Pour le chercheur, il importe aussi d'instiller des sciences humaines dans la théorie de l'évolution. Mais si les grands singes disparaissent de leurs habitats d'origine, les travaux de terrain récents, montrant, par exemple, l'existence de pratiques "culturelles" différentes à l'intérieur d'une même espèce, ne pourront être poursuivis.
Les chiffres sont alarmants : les orangs-outans étaient au nombre de 50 000 à 100 000 il y a vingt ans. Ils ne sont que 4 000 à 7 000 aujourd'hui. Les effectifs des bonobos, 100 000 dans les années 1980, ne dépasseraient pas 10 000 à 50 000 individus. Le dénombrement des chimpanzés, répartis dans 21 pays d'Afrique, est difficile mais ils seraient 100 000, soit quatre fois moins nombreux qu'il y a dix ans. Depuis vingt ans, les populations de gorilles des plaines ont été divisées par deux avec seulement 17 000 individus recensés. Seuls les gorilles des montagnes connaissent un répit, avec un doublement des effectifs ces dernières années. Mais ils ne sont que 700...
RÉFLEXION ÉTHIQUE
En captivité ils sont 3 000 aux Etats-Unis , les grands singes ne sont pas saufs pour autant, car ils peuvent servir de cobayes. Sans eux, le vaccin de l'hépatite B n'aurait pu être mis au point.
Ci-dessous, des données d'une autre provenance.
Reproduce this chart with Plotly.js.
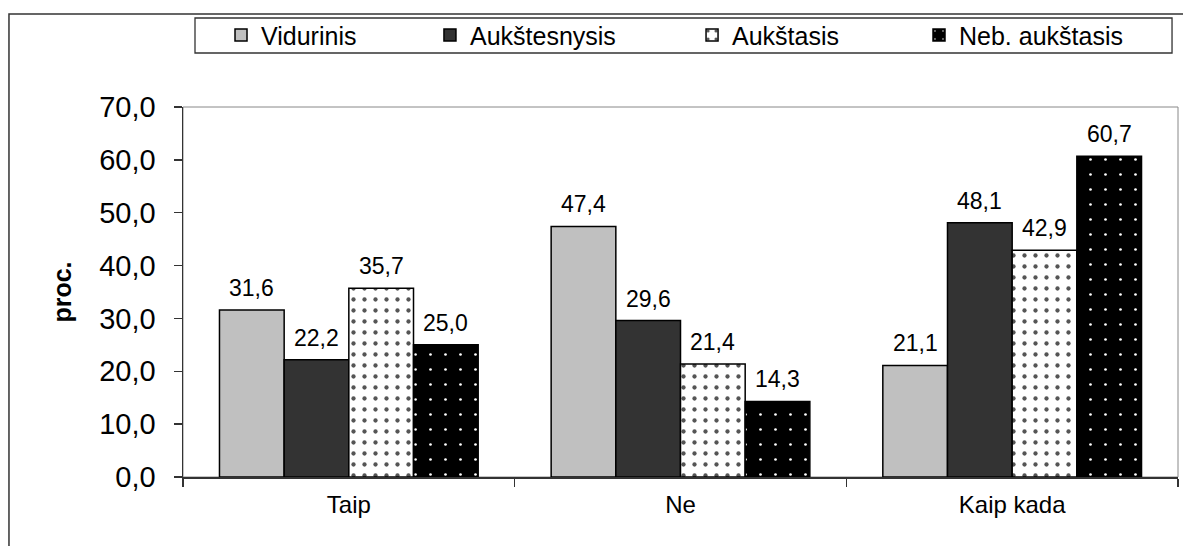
<!DOCTYPE html>
<html>
<head>
<meta charset="utf-8">
<script src="https://cdn.plot.ly/plotly-3.0.1.min.js"></script>
<style>
  html, body { margin: 0; padding: 0; background: #fff; }
  #chart { width: 1183px; height: 546px; }
</style>
</head>
<body>
<div id="chart"></div>
<script>
// Answer categories on the x axis
const categories = ['Taip', 'Ne', 'Kaip kada'];

// Education groups (series names)
const seriesNames = ['Vidurinis', 'Aukštesnysis', 'Aukštasis', 'Neb. aukštasis'];

// Shares in percent, one array per education group
const vidurinis     = [31.6, 47.4, 21.1];
const aukstesnysis  = [22.2, 29.6, 48.1];
const aukstasis     = [35.7, 21.4, 42.9];
const nebAukstasis  = [25.0, 14.3, 60.7];

// Y axis ticks
const yTicks = [0, 10, 20, 30, 40, 50, 60, 70];

const seriesValues = [vidurinis, aukstesnysis, aukstasis, nebAukstasis];

const FONT = 'Liberation Sans, Arial, Helvetica, sans-serif';

const fills = [
  { color: '#c0c0c0' },
  { color: '#333333' },
  { color: '#ffffff', pattern: { shape: '.', bgcolor: '#ffffff', fgcolor: '#555555', size: 11, solidity: 0.12, fillmode: 'replace' } },
  { color: '#000000', pattern: { shape: '.', bgcolor: '#000000', fgcolor: '#ffffff', size: 15, solidity: 0.025, fillmode: 'replace' } }
];

// One legend per series so each key entry can be placed on its own
const legendIds = ['legend', 'legend2', 'legend3', 'legend4'];
const legendX = [0.0382, 0.2482, 0.5116, 0.7397];

const traces = seriesNames.map((name, j) => {
  const marker = { color: fills[j].color, line: { color: '#000', width: 1.5 } };
  if (fills[j].pattern) marker.pattern = fills[j].pattern;
  return {
    type: 'bar',
    name: name,
    x: categories,
    y: seriesValues[j],
    marker: marker,
    legend: legendIds[j],
    hoverinfo: 'skip'
  };
});

// Value labels above each bar, placed on the category axis
const bargap = 0.22;
const nSeries = seriesNames.length;
const slot = (1 - bargap) / nSeries;
const fmt = v => v.toFixed(1).replace('.', ',');
const annotations = [];
seriesValues.forEach((vals, j) => {
  vals.forEach((v, i) => {
    annotations.push({
      x: i - (1 - bargap) / 2 + slot * (j + 0.5),
      y: v,
      xref: 'x', yref: 'y',
      text: fmt(v),
      showarrow: false,
      yanchor: 'bottom',
      yshift: 7,
      font: { family: FONT, size: 23, color: '#000' }
    });
  });
});

const legendBase = {
  orientation: 'h',
  xanchor: 'left',
  y: 1.194, yanchor: 'middle',
  bgcolor: 'rgba(0,0,0,0)',
  borderwidth: 0,
  font: { family: FONT, size: 25, color: '#000' }
};

const layout = {
  width: 1183,
  height: 546,
  margin: { l: 183, r: 5, t: 107, b: 69 },
  paper_bgcolor: '#fff',
  plot_bgcolor: '#fff',
  separators: ',.',
  font: { family: FONT, size: 21, color: '#000' },
  barmode: 'group',
  bargap: bargap,
  bargroupgap: 0,
  showlegend: true,
  xaxis: {
    type: 'category',
    showline: true, linecolor: '#333', linewidth: 1.5,
    ticks: 'outside', tickson: 'boundaries', ticklen: 8, tickcolor: '#333', tickwidth: 1.3,
    ticklabelstandoff: 6,
    showgrid: false, zeroline: false,
    tickfont: { family: FONT, size: 24, color: '#000' },
    fixedrange: true
  },
  yaxis: {
    range: [0, 70],
    tickvals: yTicks,
    tickformat: '.1f',
    showline: true, linecolor: '#333', linewidth: 1.5,
    ticks: 'outside', ticklen: 8, tickcolor: '#333', tickwidth: 1.3,
    ticklabelstandoff: 12,
    showgrid: false, zeroline: false,
    tickfont: { family: FONT, size: 29, color: '#000' },
    title: { text: '<b>proc.</b>', font: { family: FONT, size: 25, color: '#000' }, standoff: 20 },
    fixedrange: true
  },
  annotations: annotations,
  shapes: [
    // plot area frame
    { type: 'rect', xref: 'paper', yref: 'paper', x0: 0, x1: 1, y0: 0, y1: 1,
      line: { color: '#888', width: 1 }, layer: 'below' },
    // chart frame
    { type: 'rect', xref: 'paper', yref: 'paper', x0: -0.1749, x1: 1.02, y0: -0.5, y1: 1.2514,
      line: { color: '#333', width: 1.5 }, layer: 'below' },
    // legend box
    { type: 'rect', xref: 'paper', yref: 'paper', x0: 0.01206, x1: 0.994, y0: 1.1459, y1: 1.2405,
      line: { color: '#333', width: 1.3 }, fillcolor: '#fff', layer: 'below' }
  ]
};

legendIds.forEach((id, j) => {
  layout[id] = Object.assign({}, legendBase, { x: legendX[j] });
});

Plotly.newPlot('chart', traces, layout, { displayModeBar: false, staticPlot: true });
</script>
</body>
</html>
Mais la publication du génome du chimpanzé et les futures recherches médicales parfois invasives qui pourraient en découler devraient susciter une réflexion éthique, estiment Pascal Gagneux, James Moore et Ajit Varki (université de Californie, San Diego) dans Nature.
Ils suggèrent ainsi d'appliquer aux grands singes des règles éthiques s'inspirant de celles qui régissent les travaux sur l'homme. Mais aussi de s'interdire la production de singes transgéniques et de rechercher des modèles animaux de substitution.